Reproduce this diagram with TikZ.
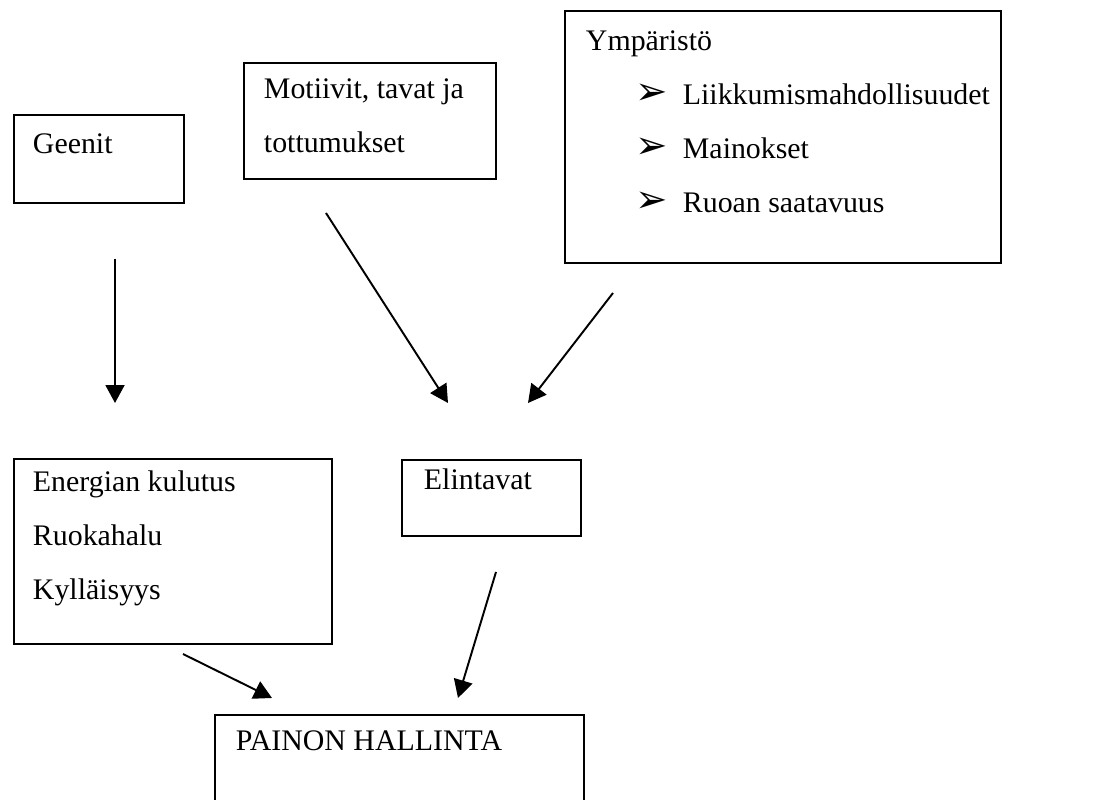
\documentclass[tikz,border=0pt]{standalone}
\usepackage{fontspec}
\setmainfont{Liberation Serif}
\newfontfamily\symfont{DejaVu Sans}
\usetikzlibrary{arrows.meta, positioning}
\tikzstyle{box} = [rectangle, draw, line width=1.1pt, anchor=north west, inner sep=0pt]
\tikzstyle{link} = [line width=1.1pt, -{Triangle[length=0.36cm, width=0.38cm]}]
% W x H box, text padded from left and top
\newcommand{\boxtxt}[5]{\parbox[b][#2][t]{#1}{\leftskip=#3\relax\vspace*{#4}#5\par}}
\newcommand{\itemarrow}{\hspace*{1.0cm}\makebox[0.94cm][l]{\symfont\fontsize{22}{22}\selectfont ➢}}

\begin{document}
\begin{tikzpicture}[x=0.02cm, y=-0.02cm, font=\fontsize{17}{30.6}\selectfont]
  \useasboundingbox (0,0) rectangle (1100,800);
  \clip (0,0) rectangle (1100,800);
  % top row
  \node (geenit) [box] at (13,114) {\boxtxt{3.4cm}{1.76cm}{0.38cm}{0.38cm}{Geenit}};
  \node (motiivit) [box] at (243,62) {\boxtxt{5.04cm}{2.32cm}{0.4cm}{0.32cm}{Motiivit, tavat ja\\tottumukset}};
  \node (ymparisto) [box] at (564,10) {\boxtxt{8.72cm}{5.04cm}{0.42cm}{0.4cm}{Ympäristö\\
    \itemarrow Liikkumismahdollisuudet\\
    \itemarrow Mainokset\\
    \itemarrow Ruoan saatavuus}};
  % middle row
  \node (energia) [box] at (13,458) {\boxtxt{6.36cm}{3.7cm}{0.38cm}{0.24cm}{Energian kulutus\\Ruokahalu\\Kylläisyys}};
  \node (elintavat) [box] at (401,459) {\boxtxt{3.58cm}{1.52cm}{0.44cm}{0.18cm}{Elintavat}};
  % bottom
  \node (painon) [box] at (214,714) {\boxtxt{7.38cm}{2.2cm}{0.42cm}{0.32cm}{PAINON HALLINTA}};
  % arrow ends
  \coordinate (g1) at (115,259);  \coordinate (g2) at (115,403);
  \coordinate (m1) at (326,213);  \coordinate (m2) at (448,403);
  \coordinate (y1) at (613,293);  \coordinate (y2) at (528,403);
  \coordinate (e1) at (183,654);  \coordinate (e2) at (272,698);
  \coordinate (l1) at (496,572);  \coordinate (l2) at (458,698);
  \draw [link] (g1) -- (g2);
  \draw [link] (m1) -- (m2);
  \draw [link] (y1) -- (y2);
  \draw [link] (e1) -- (e2);
  \draw [link] (l1) -- (l2);
\end{tikzpicture}
\end{document}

⁂

Task objective »
Copy out the listing exactly as it stands, but not the pictures.

Task result »
Reproduce this diagram with TikZ.
\documentclass[tikz,border=0pt]{standalone}
\usepackage{fontspec}
\setmainfont{Liberation Serif}
\newfontfamily\symfont{DejaVu Sans}
\usetikzlibrary{arrows.meta, positioning}
\tikzstyle{box} = [rectangle, draw, line width=1.1pt, anchor=north west, inner sep=0pt]
\tikzstyle{link} = [line width=1.1pt, -{Triangle[length=0.36cm, width=0.38cm]}]
% W x H box, text padded from left and top
\newcommand{\boxtxt}[5]{\parbox[b][#2][t]{#1}{\leftskip=#3\relax\vspace*{#4}#5\par}}
\newcommand{\itemarrow}{\hspace*{1.0cm}\makebox[0.94cm][l]{\symfont\fontsize{22}{22}\selectfont ➢}}

\begin{document}
\begin{tikzpicture}[x=0.02cm, y=-0.02cm, font=\fontsize{17}{30.6}\selectfont]
  \useasboundingbox (0,0) rectangle (1100,800);
  \clip (0,0) rectangle (1100,800);
  % top row
  \node (geenit) [box] at (13,114) {\boxtxt{3.4cm}{1.76cm}{0.38cm}{0.38cm}{Geenit}};
  \node (motiivit) [box] at (243,62) {\boxtxt{5.04cm}{2.32cm}{0.4cm}{0.32cm}{Motiivit, tavat ja\\tottumukset}};
  \node (ymparisto) [box] at (564,10) {\boxtxt{8.72cm}{5.04cm}{0.42cm}{0.4cm}{Ympäristö\\
    \itemarrow Liikkumismahdollisuudet\\
    \itemarrow Mainokset\\
    \itemarrow Ruoan saatavuus}};
  % middle row
  \node (energia) [box] at (13,458) {\boxtxt{6.36cm}{3.7cm}{0.38cm}{0.24cm}{Energian kulutus\\Ruokahalu\\Kylläisyys}};
  \node (elintavat) [box] at (401,459) {\boxtxt{3.58cm}{1.52cm}{0.44cm}{0.18cm}{Elintavat}};
  % bottom
  \node (painon) [box] at (214,714) {\boxtxt{7.38cm}{2.2cm}{0.42cm}{0.32cm}{PAINON HALLINTA}};
  % arrow ends
  \coordinate (g1) at (115,259);  \coordinate (g2) at (115,403);
  \coordinate (m1) at (326,213);  \coordinate (m2) at (448,403);
  \coordinate (y1) at (613,293);  \coordinate (y2) at (528,403);
  \coordinate (e1) at (183,654);  \coordinate (e2) at (272,698);
  \coordinate (l1) at (496,572);  \coordinate (l2) at (458,698);
  \draw [link] (g1) -- (g2);
  \draw [link] (m1) -- (m2);
  \draw [link] (y1) -- (y2);
  \draw [link] (e1) -- (e2);
  \draw [link] (l1) -- (l2);
\end{tikzpicture}
\end{document}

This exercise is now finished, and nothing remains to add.